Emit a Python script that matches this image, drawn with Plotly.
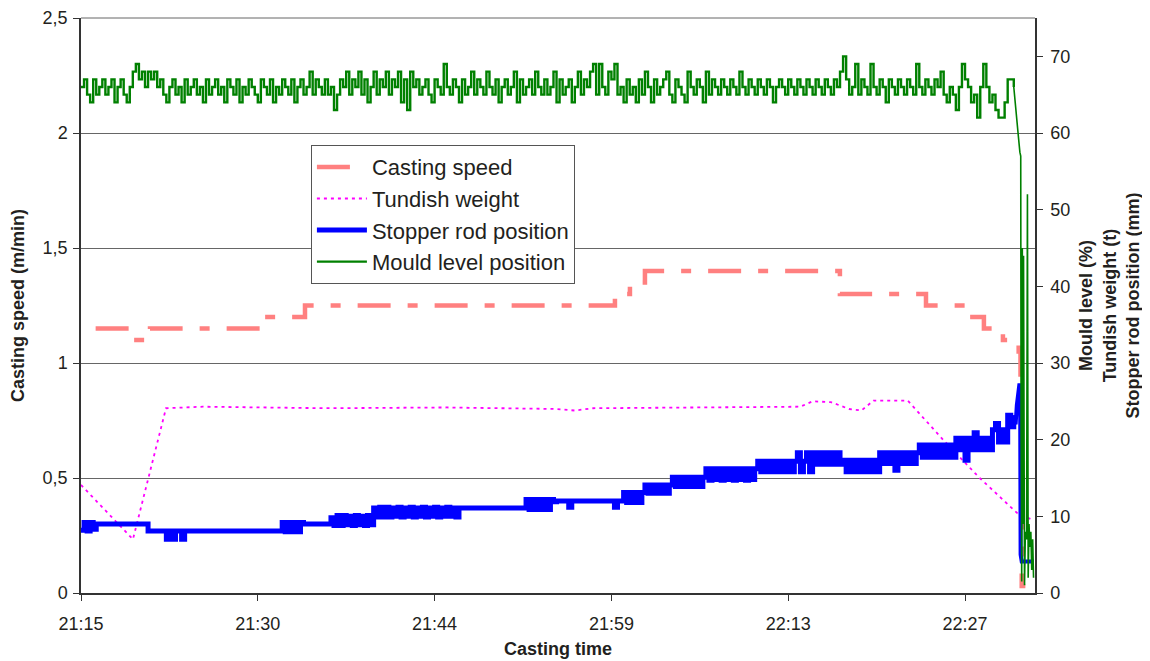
import plotly.graph_objects as go

# ---------------- data ----------------
# time axis: minutes after 21:15
TICK_LABELS = ["21:15", "21:30", "21:44", "21:59", "22:13", "22:27"]
TICK_STEP_MIN = 14.5
X_END_MIN = 78.24

# Casting speed (m/min), step changes (minute, value)
speed_t = [1.2, 4.26, 5.66, 15.09, 18.37, 43.79, 45.02, 46.25, 62.24, 69.3, 72.58, 74.05, 75.61, 76.35,
           76.9, 77.05, 77.15, 77.45]
speed_v = [1.15, 1.10, 1.15, 1.20, 1.25, 1.30, 1.35, 1.40, 1.30, 1.25, 1.20, 1.15, 1.10, 1.10,
           1.05, 0.95, 0.03, 0.03]

# Tundish weight (t)
tundish_t = [0, 4.26, 6.97, 10, 20, 30, 39, 40.5, 42, 55, 59.0, 60.0, 61.5, 63.0, 64.0, 65.0, 67.8, 70.7, 73.7, 76.8, 78.1]
tundish_v = [14.1, 7.0, 24.1, 24.3, 24.1, 24.2, 24.0, 23.8, 24.1, 24.2, 24.3, 25.0, 24.9, 24.0, 23.8, 25.1, 25.1, 20.0, 15.0, 10.4, 9.5]

# sampled signals, one sample every 0.25 min from 21:15
SAMPLE_MIN = 0.25
stopper_v = [
    8.2, 9.2, 8.1, 9.2, 8.3, 9, 9, 9, 9, 9,
    9, 9, 9, 9, 9, 9, 9, 9, 9, 9,
    9, 9, 8.1, 8.1, 8.1, 8.1, 8.1, 8.1, 7, 8.1,
    7, 8.1, 8.1, 7, 8.1, 8.1, 8.1, 8.1, 8.1, 8.1,
    8.1, 8.1, 8.1, 8.1, 8.1, 8.1, 8.1, 8.1, 8.1, 8.1,
    8.1, 8.1, 8.1, 8.1, 8.1, 8.1, 8.1, 8.1, 8.1, 8.1,
    8.1, 8.1, 8.1, 8.1, 8.1, 8.1, 9.2, 8.0, 9.2, 8.0,
    9.2, 8.0, 9.2, 9, 9, 9, 9, 9, 9, 9,
    9, 9, 9.8, 8.8, 10.1, 8.8, 10.1, 8.9, 10.0, 8.8,
    10.1, 8.9, 10.0, 8.8, 10.1, 8.9, 11.1, 9.9, 11.2, 9.9,
    11.2, 9.9, 11.1, 10.0, 11.2, 9.9, 11.1, 10.0, 11.2, 9.9,
    11.1, 10.0, 11.2, 9.9, 11.1, 10.0, 11.2, 9.9, 11.1, 10.0,
    11.2, 10.0, 11.1, 9.9, 11.1, 11.1, 11.1, 11.1, 11.1, 11.1,
    11.1, 11.1, 11.1, 11.1, 11.1, 11.1, 11.1, 11.1, 11.1, 11.1,
    11.1, 11.1, 11.1, 11.1, 11.1, 11.1, 12.2, 10.9, 12.2, 10.9,
    12.2, 10.9, 12.2, 10.9, 12.2, 11.9, 12, 12, 12, 12,
    11.2, 12, 12, 12, 12, 12, 12, 12, 12, 12,
    12, 12, 12, 12, 12, 11.2, 12, 12, 13.1, 11.8,
    13.1, 11.8, 13.1, 11.8, 13.1, 14.1, 13.0, 14.1, 13.0, 14.1,
    13.0, 14.1, 13.0, 14.1, 15.1, 13.9, 15.1, 13.9, 15.1, 13.9,
    15.1, 13.9, 15.1, 13.9, 15.1, 16.2, 14.7, 16.2, 14.8, 16.2,
    14.7, 16.2, 14.8, 16.2, 14.7, 16.2, 14.8, 16.2, 14.7, 16.2,
    14.8, 16.2, 17.2, 15.8, 17.2, 15.8, 17.2, 15.8, 17.2, 15.8,
    17.2, 15.8, 17.2, 15.8, 17.2, 18.3, 15.8, 17.2, 18.3, 15.8,
    18.3, 16.8, 18.3, 16.8, 18.3, 16.8, 18.3, 16.8, 18.3, 16.8,
    17.3, 15.8, 17.3, 15.8, 17.3, 15.8, 17.3, 15.8, 17.3, 15.8,
    17.3, 15.8, 18.3, 16.9, 18.3, 16.9, 18.3, 16.0, 18.3, 16.9,
    18.3, 16.9, 18.3, 16.9, 18.3, 19.3, 17.7, 19.3, 17.7, 19.3,
    17.7, 19.3, 17.7, 19.3, 17.7, 19.3, 17.7, 20.2, 18.7, 20.2,
    17.3, 20.2, 18.7, 20.9, 18.7, 20.2, 18.7, 20.2, 18.7, 21.3,
    22.1, 19.7, 21.3, 19.7, 23.2, 21.7, 23.2,
]
stopper_tail_t = [76.5, 76.65, 76.75, 76.85, 76.95, 77.02, 77.06, 77.15, 78.15]
stopper_tail_v = [23.2, 22.0, 24.5, 26.0, 27.1, 27.1, 5.0, 4.1, 4.1]

mould_v = [
    66, 67, 65, 64, 67, 65, 66, 67, 65, 66,
    67, 64, 66, 67, 65, 64, 66, 68, 69, 67,
    68, 66, 68, 67, 68, 66, 67, 65, 64, 66,
    67, 65, 66, 64, 67, 65, 66, 67, 65, 66,
    64, 67, 65, 66, 67, 65, 66, 64, 67, 66,
    65, 67, 64, 66, 65, 67, 66, 65, 64, 67,
    66, 65, 67, 64, 66, 65, 67, 66, 65, 67,
    64, 66, 67, 65, 66, 68, 65, 67, 66, 65,
    67, 65, 66, 63, 65, 67, 66, 68, 65, 67,
    66, 68, 65, 67, 64, 66, 68, 65, 67, 66,
    68, 65, 67, 66, 68, 64, 67, 63, 68, 66,
    67, 65, 66, 67, 65, 64, 67, 66, 65, 69,
    66, 65, 67, 66, 64, 67, 65, 66, 68, 65,
    67, 66, 65, 68, 66, 65, 67, 64, 66, 67,
    65, 66, 68, 64, 67, 65, 66, 67, 65, 68,
    66, 65, 67, 65, 66, 68, 64, 67, 65, 66,
    67, 64, 66, 68, 65, 67, 66, 68, 69, 65,
    69, 66, 65, 68, 67, 69, 65, 66, 64, 67,
    65, 66, 64, 67, 65, 68, 66, 64, 67, 65,
    66, 67, 68, 65, 64, 67, 66, 65, 64, 68,
    66, 65, 67, 66, 64, 68, 65, 67, 66, 65,
    67, 66, 65, 67, 66, 65, 68, 66, 65, 67,
    66, 65, 67, 66, 65, 67, 66, 64, 66, 67,
    66, 65, 67, 66, 65, 67, 66, 65, 67, 66,
    65, 67, 66, 65, 67, 66, 65, 67, 66, 68,
    70, 67, 65, 66, 69, 65, 67, 66, 65, 69,
    66, 65, 67, 66, 64, 67, 66, 65, 67, 66,
    65, 67, 66, 65, 69, 66, 65, 67, 66, 65,
    67, 66, 68, 65, 64, 66, 65, 63, 66, 69,
    67, 66, 64, 65, 62, 66, 69, 66, 64, 65,
    63, 62, 62, 64, 67, 67, 66,
]
mould_tail_t = [76.5, 76.7, 76.85, 77.0, 77.07, 77.1, 77.15, 77.2, 77.25, 77.3, 77.38, 77.45, 77.55,
                77.62, 77.68, 77.75, 77.82, 77.9, 77.97, 78.05, 78.12]
mould_tail_v = [66, 63, 60, 57.5, 57, 20, 1.5, 45, 9, 44, 1.0, 8, 7, 52, 2, 9, 6, 8, 3, 7, 2]

# ---------------- figure ----------------
stopper_t = [i * SAMPLE_MIN for i in range(len(stopper_v))]
mould_t = [i * SAMPLE_MIN for i in range(len(mould_v))]

SALMON = "#FF8080"
MAGENTA = "#FF00FF"
BLUE = "#0000FF"
GREEN = "#008000"

fig = go.Figure()
fig.add_trace(go.Scatter(x=speed_t, y=speed_v, mode="lines", name="Casting speed",
                         line=dict(color=SALMON, width=4.5, shape="hv", dash="33px,17px,10px,17px")))
fig.add_trace(go.Scatter(x=tundish_t, y=tundish_v, mode="lines", name="Tundish weight", yaxis="y2",
                         line=dict(color=MAGENTA, width=1.8, dash="3px,4px")))
fig.add_trace(go.Scatter(x=stopper_t, y=stopper_v, mode="lines", name="Stopper rod position", yaxis="y2",
                         line=dict(color=BLUE, width=5, shape="hv")))
fig.add_trace(go.Scatter(x=stopper_tail_t, y=stopper_tail_v, mode="lines", yaxis="y2", showlegend=False,
                         line=dict(color=BLUE, width=4)))
fig.add_trace(go.Scatter(x=mould_t, y=mould_v, mode="lines", name="Mould level position", yaxis="y2",
                         line=dict(color=GREEN, width=2.4, shape="hv")))
fig.add_trace(go.Scatter(x=mould_tail_t, y=mould_tail_v, mode="lines", yaxis="y2", showlegend=False,
                         line=dict(color=GREEN, width=1.6)))

FONT = "Liberation Sans, Arial, sans-serif"
TXT = "#231f20"
AX = "#333333"

fig.update_layout(
    width=1142, height=653,
    margin=dict(l=73, r=115, t=10, b=68, autoexpand=False),
    paper_bgcolor="white", plot_bgcolor="white",
    separators=", ",
    font=dict(family=FONT, size=18, color=TXT),
    showlegend=True,
    legend=dict(x=0.241, y=0.779, xanchor="left", yanchor="top",
                bgcolor="white", bordercolor="#555555", borderwidth=1,
                font=dict(size=22, color=TXT), itemwidth=50, tracegroupgap=0),
    xaxis=dict(range=[0, X_END_MIN], tickmode="array", automargin=False,
               tickvals=[i * TICK_STEP_MIN for i in range(len(TICK_LABELS))], ticktext=TICK_LABELS,
               ticks="outside", ticklen=6, tickcolor=AX, showline=True, linecolor=AX, linewidth=1.5,
               ticklabelstandoff=8,
               mirror=False, showgrid=False, zeroline=False,
               title=dict(text="<b>Casting time</b>", font=dict(size=18), standoff=9)),
    yaxis=dict(range=[0, 2.5], dtick=0.5, ticks="outside", ticklen=6, tickcolor=AX, automargin=False,
               showline=True, linecolor=AX, linewidth=1.5, showgrid=True, gridcolor="#666666", gridwidth=1,
               zeroline=False, ticklabelstandoff=2,
               title=dict(text="<b>Casting speed (m/min)</b>", font=dict(size=18), standoff=14)),
    yaxis2=dict(range=[0, 75], dtick=10, overlaying="y", side="right", ticks="outside", ticklen=6,
                tickcolor=AX, showline=True, linecolor=AX, linewidth=1.5, showgrid=False, zeroline=False,
                ticklabelstandoff=4, automargin=False),
    yaxis3=dict(range=[0, 75], dtick=10, overlaying="y", side="right", anchor="x", ticks="inside", ticklen=6,
                tickcolor=AX, showline=False, showgrid=False, zeroline=False, showticklabels=False,
                automargin=False),
    annotations=[dict(text="<b>Mould level (%)<br>Tundish weight (t)<br>Stopper rod position (mm)</b>",
                      xref="paper", yref="paper", x=1.0786, y=0.5, xanchor="center", yanchor="middle",
                      textangle=-90, showarrow=False, font=dict(size=18, color=TXT), align="center")],
)
fig.add_shape(type="line", xref="paper", yref="paper", x0=0, x1=1, y0=1, y1=1,
              line=dict(color="#666666", width=1))

fig.write_html("out.html")
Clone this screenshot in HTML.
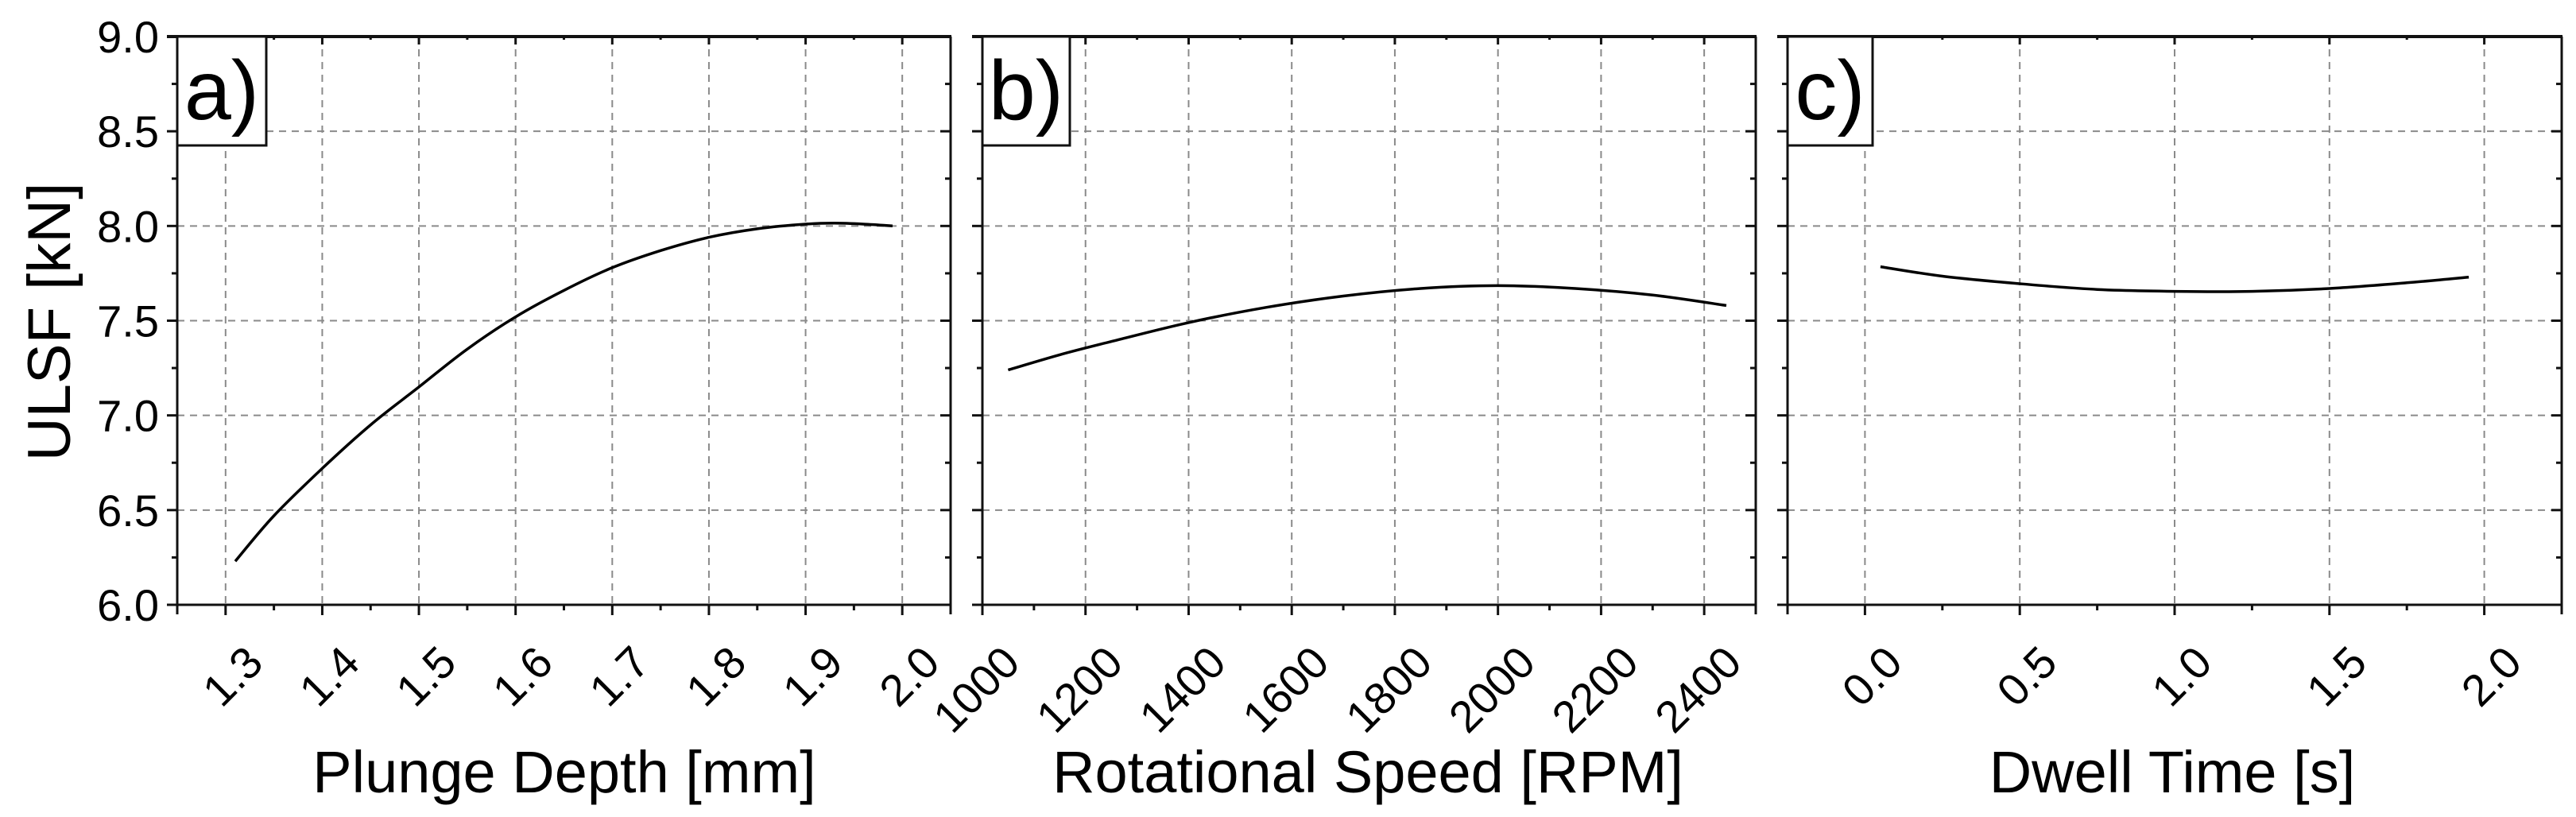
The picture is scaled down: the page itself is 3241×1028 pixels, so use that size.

——————————

Nothing but the lines from the one holding "Clone this screenshot in HTML." to the end of the entries above should be echoed, exactly and with both ends included; omit the pictures.

▶ _Answer to the task_:
Clone this screenshot in HTML.
The picture is scaled down: the page itself is 3241×1028 pixels, so use that size.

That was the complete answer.